Like last year’s “Portal 2,” which featured music from Jonathan Coulton and the National, “Sound Shapes” brings a little pop cred further into video game culture. They’re not the only games to have winning scores. Here’s a few recent examples worth investigating.
“Journey.” Austin Wintory’s score for this PS3 game comprises 18 relatively short pieces, many of them mixing orchestral flourishes with ambient electronics. There’s hints of Eastern mysticism, and these string-based arrangements are the stuff of Hollywood epics.
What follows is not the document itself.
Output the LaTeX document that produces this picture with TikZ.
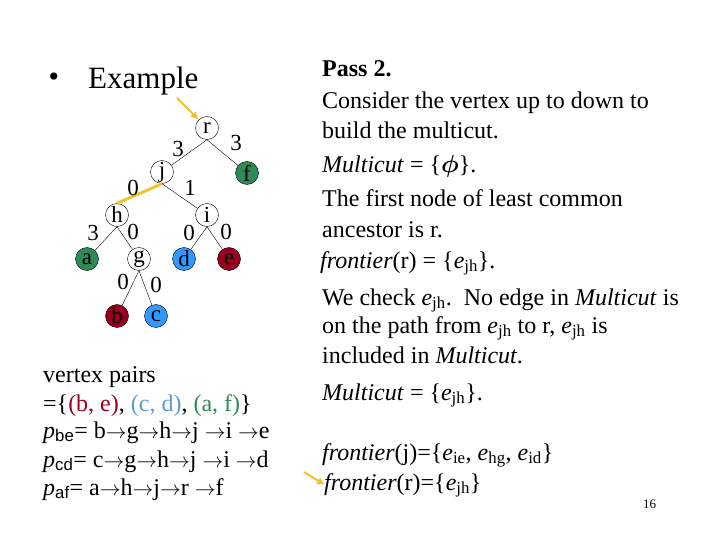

“Superbrothers: Sword & Sworcery EP.”Canadian singer-songwriter Jim Guthrie struck a wondrous tone for much of the score of this mobile game. His electronic flourishes aren’t quite retro, but wouldn’t be out of place in an electrical parade at a Disney theme park, either.
“Max Payne 3.” Local noise rockers Health crafted the tension-filled soundtrack for this multi-platform blockbuster series in lieu of a new album, and the move pays off. While there’s plenty of action movie heroics throughout this score, this is the best showcase yet for Health’s synth-driven versatility.
“Dyad.” This recently released downloadable game on the PlayStation Network boasts a psychedelic head trip of a score from David Kanaga and Jason DeGroot, fusing the latest dance trends with “Tron"-worthy craziness. This is a racing game where the music can induce a trance.
“Bastion.” Darren Korb’s score for this downloadable Xbox game is a little folksy and more than a bit Western, with hip-hop beats and gunslinger guitars. It’s a sunburned soundtrack to a wild frontier that re-imagines American roots music as something almost alien.